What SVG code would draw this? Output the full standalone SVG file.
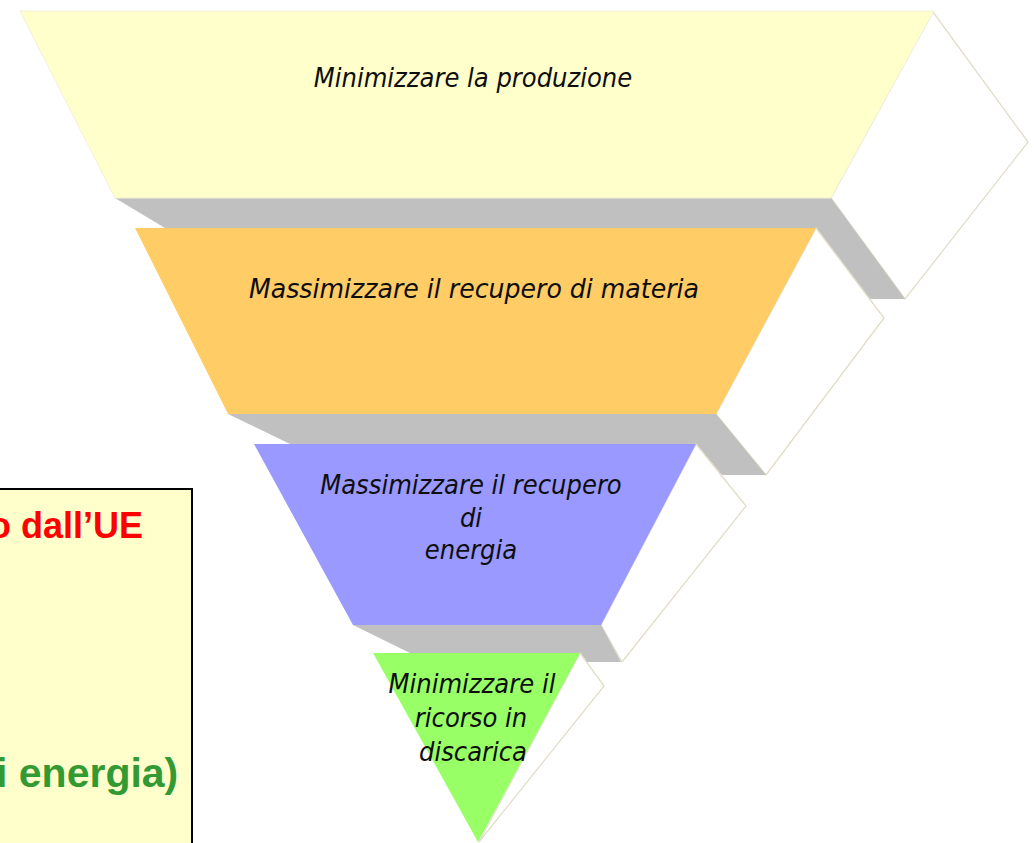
<svg xmlns="http://www.w3.org/2000/svg" width="1034" height="843" viewBox="0 0 1034 843">
<style>
.face{fill:#FFFFFF;stroke:#E2DECB;stroke-width:1.3;stroke-linejoin:round}
.band{fill:#C0C0C0}
.lbl{font-family:"DejaVu Sans Condensed","DejaVu Sans",Verdana,sans-serif;font-stretch:condensed;font-style:italic;font-size:27px;fill:#0E0E0E;text-anchor:middle}
.note{font-family:"Liberation Sans",Arial,sans-serif;font-weight:bold}
</style>
<rect x="0" y="0" width="1034" height="843" fill="#FFFFFF"/>
<g id="level1">
<polygon class="face" points="933,12 1028,142 905,299 831,198"/>
<polygon class="band" points="115,198 831,198 905,299 868,299 816,228 165,228"/>
<polygon fill="#FFFFCC" stroke="#F3F0DA" stroke-width="1" points="20,11 934,11 831,198 115,198"/>
<text class="lbl" x="473" y="87">Minimizzare la produzione</text>
</g>
<g id="level2">
<polygon class="face" points="816,228 884,318 766,475 716,414"/>
<polygon class="band" points="228,414 716,414 766,475 722,475 696,444 290,444"/>
<polygon fill="#FFCC66" points="135,228 816,228 716,414 228,414"/>
<text class="lbl" x="474" y="298" textLength="450" lengthAdjust="spacingAndGlyphs">Massimizzare il recupero di materia</text>
</g>
<g id="level3">
<polygon class="face" points="696,444 746,506 622,662 601,625"/>
<polygon class="band" points="353,625 601,625 621,662 587,662 580,653 410,653"/>
<polygon fill="#9999FF" points="254,444 696,444 601,625 353,625"/>
<text class="lbl" x="471" y="494">Massimizzare il recupero</text>
<text class="lbl" x="471" y="527">di</text>
<text class="lbl" x="471" y="559">energia</text>
</g>
<g id="level4">
<polygon class="face" points="580,653 604,686 479,842"/>
<polygon fill="#99FF66" points="373,653 580,653 478,842"/>
<text class="lbl" x="472" y="693">Minimizzare il</text>
<text class="lbl" x="471" y="727">ricorso in</text>
<text class="lbl" x="473" y="761">discarica</text>
</g>
<g id="textbox">
<rect x="-3" y="489" width="195" height="360" fill="#FFFFCC" stroke="#000000" stroke-width="2"/>
<text class="note" x="-11" y="538" font-size="36" fill="#FF0000">o dall’UE</text>
<text class="note" x="-4" y="787" font-size="41" fill="#339933">i energia)</text>
</g>
</svg>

+++

EXERCISE DETAILS
Reproduce the whole listing word for word, setting aside any pictures.

EXERCISE SOLUTION
What SVG code would draw this? Output the full standalone SVG file.
<svg xmlns="http://www.w3.org/2000/svg" width="1034" height="843" viewBox="0 0 1034 843">
<style>
.face{fill:#FFFFFF;stroke:#E2DECB;stroke-width:1.3;stroke-linejoin:round}
.band{fill:#C0C0C0}
.lbl{font-family:"DejaVu Sans Condensed","DejaVu Sans",Verdana,sans-serif;font-stretch:condensed;font-style:italic;font-size:27px;fill:#0E0E0E;text-anchor:middle}
.note{font-family:"Liberation Sans",Arial,sans-serif;font-weight:bold}
</style>
<rect x="0" y="0" width="1034" height="843" fill="#FFFFFF"/>
<g id="level1">
<polygon class="face" points="933,12 1028,142 905,299 831,198"/>
<polygon class="band" points="115,198 831,198 905,299 868,299 816,228 165,228"/>
<polygon fill="#FFFFCC" stroke="#F3F0DA" stroke-width="1" points="20,11 934,11 831,198 115,198"/>
<text class="lbl" x="473" y="87">Minimizzare la produzione</text>
</g>
<g id="level2">
<polygon class="face" points="816,228 884,318 766,475 716,414"/>
<polygon class="band" points="228,414 716,414 766,475 722,475 696,444 290,444"/>
<polygon fill="#FFCC66" points="135,228 816,228 716,414 228,414"/>
<text class="lbl" x="474" y="298" textLength="450" lengthAdjust="spacingAndGlyphs">Massimizzare il recupero di materia</text>
</g>
<g id="level3">
<polygon class="face" points="696,444 746,506 622,662 601,625"/>
<polygon class="band" points="353,625 601,625 621,662 587,662 580,653 410,653"/>
<polygon fill="#9999FF" points="254,444 696,444 601,625 353,625"/>
<text class="lbl" x="471" y="494">Massimizzare il recupero</text>
<text class="lbl" x="471" y="527">di</text>
<text class="lbl" x="471" y="559">energia</text>
</g>
<g id="level4">
<polygon class="face" points="580,653 604,686 479,842"/>
<polygon fill="#99FF66" points="373,653 580,653 478,842"/>
<text class="lbl" x="472" y="693">Minimizzare il</text>
<text class="lbl" x="471" y="727">ricorso in</text>
<text class="lbl" x="473" y="761">discarica</text>
</g>
<g id="textbox">
<rect x="-3" y="489" width="195" height="360" fill="#FFFFCC" stroke="#000000" stroke-width="2"/>
<text class="note" x="-11" y="538" font-size="36" fill="#FF0000">o dall’UE</text>
<text class="note" x="-4" y="787" font-size="41" fill="#339933">i energia)</text>
</g>
</svg>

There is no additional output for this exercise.